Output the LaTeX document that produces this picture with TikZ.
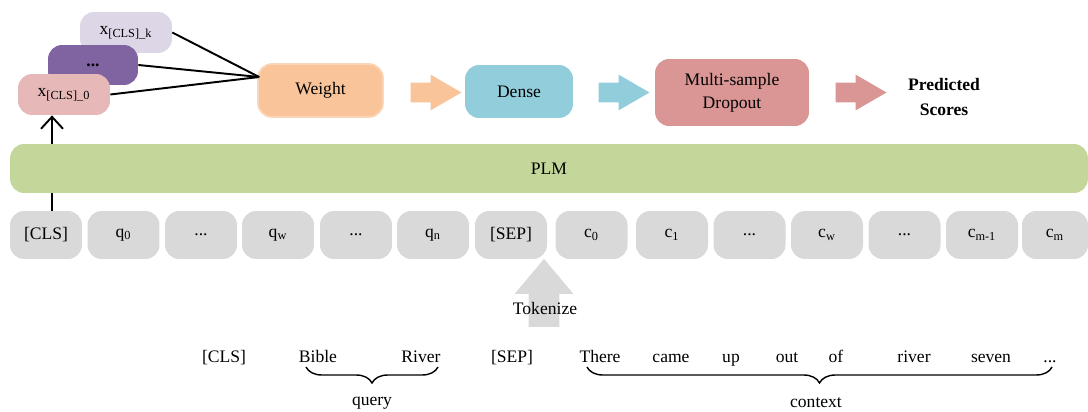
\documentclass[tikz,border=0pt]{standalone}
\usepackage{fontspec}
\setmainfont{Liberation Serif}
\usetikzlibrary{shapes.arrows,arrows.meta,positioning,calc,decorations.pathreplacing}
\definecolor{cToken}{RGB}{217,217,217}
\definecolor{cPLM}{RGB}{196,215,155}
\definecolor{cLav}{RGB}{221,214,230}
\definecolor{cPurp}{RGB}{128,100,162}
\definecolor{cPink}{RGB}{230,185,184}
\definecolor{cPeach}{RGB}{249,196,153}
\definecolor{cPeachLine}{RGB}{251,214,182}
\definecolor{cCyan}{RGB}{146,205,220}
\definecolor{cRose}{RGB}{217,150,148}
\tikzset{
  basebox/.style={rectangle,rounded corners=8pt,inner sep=0pt,align=center,
                  font=\normalsize},
  tokbox/.style={basebox,fill=cToken,minimum width=1.44cm,minimum height=0.96cm},
  clsbox/.style={basebox,minimum width=1.84cm,minimum height=0.82cm},
  stepbox/.style={basebox,minimum height=1.06cm},
  blockarr/.style={single arrow,inner xsep=0pt,inner ysep=0.19cm,minimum height=1.02cm,
                   minimum width=0.7cm,single arrow head extend=0.16cm,
                   single arrow tip angle=60},
  word/.style={anchor=base,inner sep=1pt,font=\normalsize},
  brc/.style={decorate,decoration={brace,mirror,amplitude=0.32cm},line width=0.8pt},
  arr/.style={-{Straight Barb[length=2.4mm,width=4.4mm]},line width=1.1pt},
  wline/.style={line width=1.1pt}
}
\begin{document}
\begin{tikzpicture}[x=0.02cm,y=-0.02cm]
  \useasboundingbox (0,0) rectangle (1088,412);

  % stacked [CLS] outputs
  \node[clsbox,fill=cLav] (xk) at (126,32.5) {x\textsubscript{[CLS]\_k}};
  \node[clsbox,fill=cPurp,minimum width=1.8cm,minimum height=0.8cm] (xdots) at (93,65) {\textbf{...}};
  \node[clsbox,fill=cPink] (xzero) at (64,94.5) {x\textsubscript{[CLS]\_0}};

  % head
  \node[stepbox,fill=cPeach,draw=cPeachLine,line width=1pt,minimum width=2.5cm] (weight) at (320.5,90.5) {Weight};
  \node[stepbox,fill=cCyan,minimum width=2.16cm] (dense) at (519,91.5) {Dense};
  \node[stepbox,fill=cRose,minimum width=3.08cm,minimum height=1.34cm] (drop) at (732,92.5) {Multi-sample\\[1pt]Dropout};
  \node[align=center,font=\normalsize\bfseries] (score) at (944,97) {Predicted\\[2pt]Scores};

  \node[blockarr,fill=cPeach] (a1) at (427.5,92.5) {};
  \node[blockarr,fill=cCyan] (a2) at (615.5,92.5) {};
  \node[blockarr,fill=cRose] (a3) at (852.5,92.5) {};

  \coordinate (hub) at ($(weight.west)+(2,-13.5)$);
  \draw[wline] (xk.east) -- (hub);
  \draw[wline] (xdots.east) -- (hub);
  \draw[wline] (xzero.east) -- (hub);

  % token row
  \node[tokbox] (cls) at (46,235) {[CLS]};
  \node[tokbox] (q0) at (123.5,235) {q\textsubscript{0}};
  \node[tokbox] (qd1) at (201,235) {...};
  \node[tokbox] (qw) at (278,235) {q\textsubscript{w}};
  \node[tokbox] (qd2) at (356,235) {...};
  \node[tokbox] (qn) at (433,235) {q\textsubscript{n}};
  \node[tokbox] (sep) at (511,235) {[SEP]};
  \node[tokbox] (c0) at (591.5,235) {c\textsubscript{0}};
  \node[tokbox] (c1) at (672,235) {c\textsubscript{1}};
  \node[tokbox] (cd1) at (749.5,235) {...};
  \node[tokbox] (cw) at (827,235) {c\textsubscript{w}};
  \node[tokbox] (cd2) at (904.5,235) {...};
  \node[tokbox] (cm1) at (982,235) {c\textsubscript{m-1}};
  \node[tokbox,minimum width=1.32cm] (cm) at (1055,235) {c\textsubscript{m}};

  \draw[arr] ([xshift=0.12cm]cls.north) -- ([xshift=0.12cm]cls.north |- xzero.south);

  % encoder
  \node[basebox,fill=cPLM,minimum width=21.56cm,minimum height=0.98cm] (plm) at (549,168.5) {PLM};

  % raw input
  \node[single arrow,shape border rotate=90,fill=cToken,inner xsep=0.3cm,inner ysep=0pt,
        minimum height=1.36cm,minimum width=1.16cm,single arrow head extend=0.28cm,
        single arrow tip angle=80] (tok) at (544,302) {};
  \node (toklbl) at (545,308) {Tokenize};

  \node[word] (wcls) at (224,362) {[CLS]};
  \node[word] (bible) at (318,362) {Bible};
  \node[word] (river) at (421,362) {River};
  \node[word] (wsep) at (512,362) {[SEP]};
  \node[word] (there) at (600,362) {There};
  \node[word] (came) at (671,362) {came};
  \node[word] (up) at (731,362) {up};
  \node[word] (out) at (787,362) {out};
  \node[word] (of) at (836,362) {of};
  \node[word] (rv) at (914,362) {river};
  \node[word] (seven) at (991,362) {seven};
  \node[word] (wdots) at (1050,362) {...};

  \draw[brc] (306,367) -- (438,367);
  \draw[brc] (587,367) -- (1052,367);
  \node (query) at (372,403) {query};
  \node (context) at (816,403) {context};
\end{tikzpicture}
\end{document}
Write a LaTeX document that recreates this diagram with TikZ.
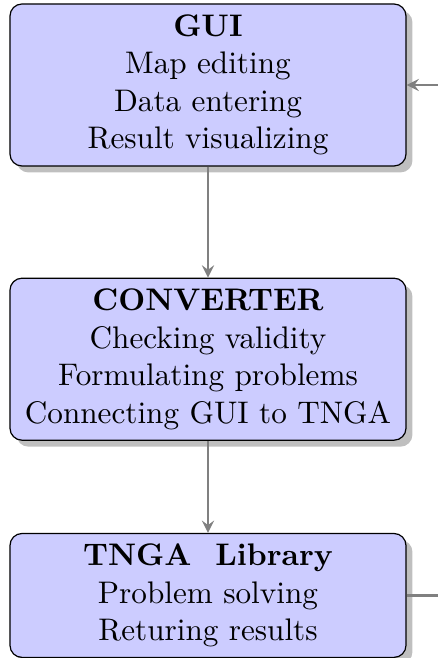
\documentclass[tikz,border=0pt]{standalone}
\usetikzlibrary{positioning,shadows}
\tikzset{
  block/.style={draw, fill=blue!20, rounded corners, drop shadow, minimum width=132pt, align=center,
    font=\fontsize{10.4}{12.5}\selectfont},
  link/.style={draw, gray, thick, ->, >=stealth},
}
\begin{document}
\begin{tikzpicture}
  \useasboundingbox (0,0) rectangle (145.67pt,-219.33pt);
  \node[block, minimum height=54pt] (gui) at (69.33pt,-28.33pt) {\textbf{GUI}\\Map editing\\Data entering\\Result visualizing};
  \node[block, minimum height=54pt, below=37pt of gui] (conv) {\textbf{CONVERTER}\\Checking validity\\Formulating problems\\Connecting GUI to TNGA};
  \node[block, minimum height=41.3pt, below=30.7pt of conv] (tnga) {\textbf{TNGA\ \ Library}\\Problem solving\\Returing results};
  \coordinate[right=20pt of tnga.east] (back);
  % arrows
  \draw[link] (gui) -- (conv);
  \draw[link] (conv) -- (tnga);
  \draw[link] (tnga.east) -- (back) |- (gui.east);
\end{tikzpicture}
\end{document}
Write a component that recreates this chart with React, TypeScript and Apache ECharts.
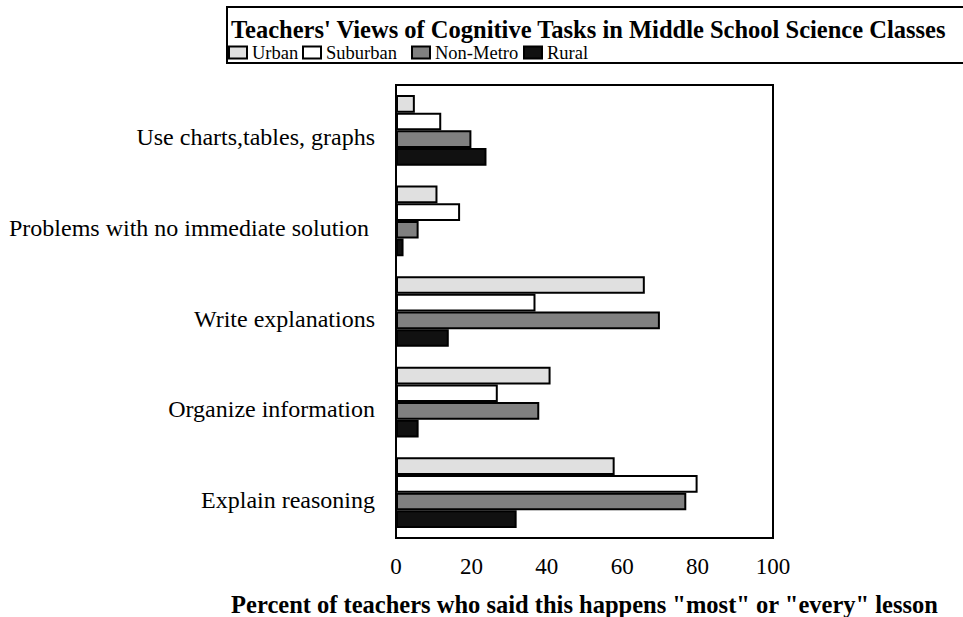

▬▬▬▬▬▬▬▬▬▬

-- Exercise prompt --
Omitting all images, print the listing exactly.

-- The answer --
Output the LaTeX document that produces this picture with TikZ.
\documentclass[tikz,border=0pt]{standalone}
\usepackage{fontspec}
\setmainfont{Liberation Serif}
\usetikzlibrary{shapes.arrows,arrows.meta,positioning,calc,decorations.pathreplacing}
\definecolor{cToken}{RGB}{217,217,217}
\definecolor{cPLM}{RGB}{196,215,155}
\definecolor{cLav}{RGB}{221,214,230}
\definecolor{cPurp}{RGB}{128,100,162}
\definecolor{cPink}{RGB}{230,185,184}
\definecolor{cPeach}{RGB}{249,196,153}
\definecolor{cPeachLine}{RGB}{251,214,182}
\definecolor{cCyan}{RGB}{146,205,220}
\definecolor{cRose}{RGB}{217,150,148}
\tikzset{
  basebox/.style={rectangle,rounded corners=8pt,inner sep=0pt,align=center,
                  font=\normalsize},
  tokbox/.style={basebox,fill=cToken,minimum width=1.44cm,minimum height=0.96cm},
  clsbox/.style={basebox,minimum width=1.84cm,minimum height=0.82cm},
  stepbox/.style={basebox,minimum height=1.06cm},
  blockarr/.style={single arrow,inner xsep=0pt,inner ysep=0.19cm,minimum height=1.02cm,
                   minimum width=0.7cm,single arrow head extend=0.16cm,
                   single arrow tip angle=60},
  word/.style={anchor=base,inner sep=1pt,font=\normalsize},
  brc/.style={decorate,decoration={brace,mirror,amplitude=0.32cm},line width=0.8pt},
  arr/.style={-{Straight Barb[length=2.4mm,width=4.4mm]},line width=1.1pt},
  wline/.style={line width=1.1pt}
}
\begin{document}
\begin{tikzpicture}[x=0.02cm,y=-0.02cm]
  \useasboundingbox (0,0) rectangle (1088,412);

  % stacked [CLS] outputs
  \node[clsbox,fill=cLav] (xk) at (126,32.5) {x\textsubscript{[CLS]\_k}};
  \node[clsbox,fill=cPurp,minimum width=1.8cm,minimum height=0.8cm] (xdots) at (93,65) {\textbf{...}};
  \node[clsbox,fill=cPink] (xzero) at (64,94.5) {x\textsubscript{[CLS]\_0}};

  % head
  \node[stepbox,fill=cPeach,draw=cPeachLine,line width=1pt,minimum width=2.5cm] (weight) at (320.5,90.5) {Weight};
  \node[stepbox,fill=cCyan,minimum width=2.16cm] (dense) at (519,91.5) {Dense};
  \node[stepbox,fill=cRose,minimum width=3.08cm,minimum height=1.34cm] (drop) at (732,92.5) {Multi-sample\\[1pt]Dropout};
  \node[align=center,font=\normalsize\bfseries] (score) at (944,97) {Predicted\\[2pt]Scores};

  \node[blockarr,fill=cPeach] (a1) at (427.5,92.5) {};
  \node[blockarr,fill=cCyan] (a2) at (615.5,92.5) {};
  \node[blockarr,fill=cRose] (a3) at (852.5,92.5) {};

  \coordinate (hub) at ($(weight.west)+(2,-13.5)$);
  \draw[wline] (xk.east) -- (hub);
  \draw[wline] (xdots.east) -- (hub);
  \draw[wline] (xzero.east) -- (hub);

  % token row
  \node[tokbox] (cls) at (46,235) {[CLS]};
  \node[tokbox] (q0) at (123.5,235) {q\textsubscript{0}};
  \node[tokbox] (qd1) at (201,235) {...};
  \node[tokbox] (qw) at (278,235) {q\textsubscript{w}};
  \node[tokbox] (qd2) at (356,235) {...};
  \node[tokbox] (qn) at (433,235) {q\textsubscript{n}};
  \node[tokbox] (sep) at (511,235) {[SEP]};
  \node[tokbox] (c0) at (591.5,235) {c\textsubscript{0}};
  \node[tokbox] (c1) at (672,235) {c\textsubscript{1}};
  \node[tokbox] (cd1) at (749.5,235) {...};
  \node[tokbox] (cw) at (827,235) {c\textsubscript{w}};
  \node[tokbox] (cd2) at (904.5,235) {...};
  \node[tokbox] (cm1) at (982,235) {c\textsubscript{m-1}};
  \node[tokbox,minimum width=1.32cm] (cm) at (1055,235) {c\textsubscript{m}};

  \draw[arr] ([xshift=0.12cm]cls.north) -- ([xshift=0.12cm]cls.north |- xzero.south);

  % encoder
  \node[basebox,fill=cPLM,minimum width=21.56cm,minimum height=0.98cm] (plm) at (549,168.5) {PLM};

  % raw input
  \node[single arrow,shape border rotate=90,fill=cToken,inner xsep=0.3cm,inner ysep=0pt,
        minimum height=1.36cm,minimum width=1.16cm,single arrow head extend=0.28cm,
        single arrow tip angle=80] (tok) at (544,302) {};
  \node (toklbl) at (545,308) {Tokenize};

  \node[word] (wcls) at (224,362) {[CLS]};
  \node[word] (bible) at (318,362) {Bible};
  \node[word] (river) at (421,362) {River};
  \node[word] (wsep) at (512,362) {[SEP]};
  \node[word] (there) at (600,362) {There};
  \node[word] (came) at (671,362) {came};
  \node[word] (up) at (731,362) {up};
  \node[word] (out) at (787,362) {out};
  \node[word] (of) at (836,362) {of};
  \node[word] (rv) at (914,362) {river};
  \node[word] (seven) at (991,362) {seven};
  \node[word] (wdots) at (1050,362) {...};

  \draw[brc] (306,367) -- (438,367);
  \draw[brc] (587,367) -- (1052,367);
  \node (query) at (372,403) {query};
  \node (context) at (816,403) {context};
\end{tikzpicture}
\end{document}
Write a LaTeX document that recreates this diagram with TikZ.
\documentclass[tikz,border=0pt]{standalone}
\usetikzlibrary{positioning,shadows}
\tikzset{
  block/.style={draw, fill=blue!20, rounded corners, drop shadow, minimum width=132pt, align=center,
    font=\fontsize{10.4}{12.5}\selectfont},
  link/.style={draw, gray, thick, ->, >=stealth},
}
\begin{document}
\begin{tikzpicture}
  \useasboundingbox (0,0) rectangle (145.67pt,-219.33pt);
  \node[block, minimum height=54pt] (gui) at (69.33pt,-28.33pt) {\textbf{GUI}\\Map editing\\Data entering\\Result visualizing};
  \node[block, minimum height=54pt, below=37pt of gui] (conv) {\textbf{CONVERTER}\\Checking validity\\Formulating problems\\Connecting GUI to TNGA};
  \node[block, minimum height=41.3pt, below=30.7pt of conv] (tnga) {\textbf{TNGA\ \ Library}\\Problem solving\\Returing results};
  \coordinate[right=20pt of tnga.east] (back);
  % arrows
  \draw[link] (gui) -- (conv);
  \draw[link] (conv) -- (tnga);
  \draw[link] (tnga.east) -- (back) |- (gui.east);
\end{tikzpicture}
\end{document}
Write a component that recreates this chart with React, TypeScript and Apache ECharts.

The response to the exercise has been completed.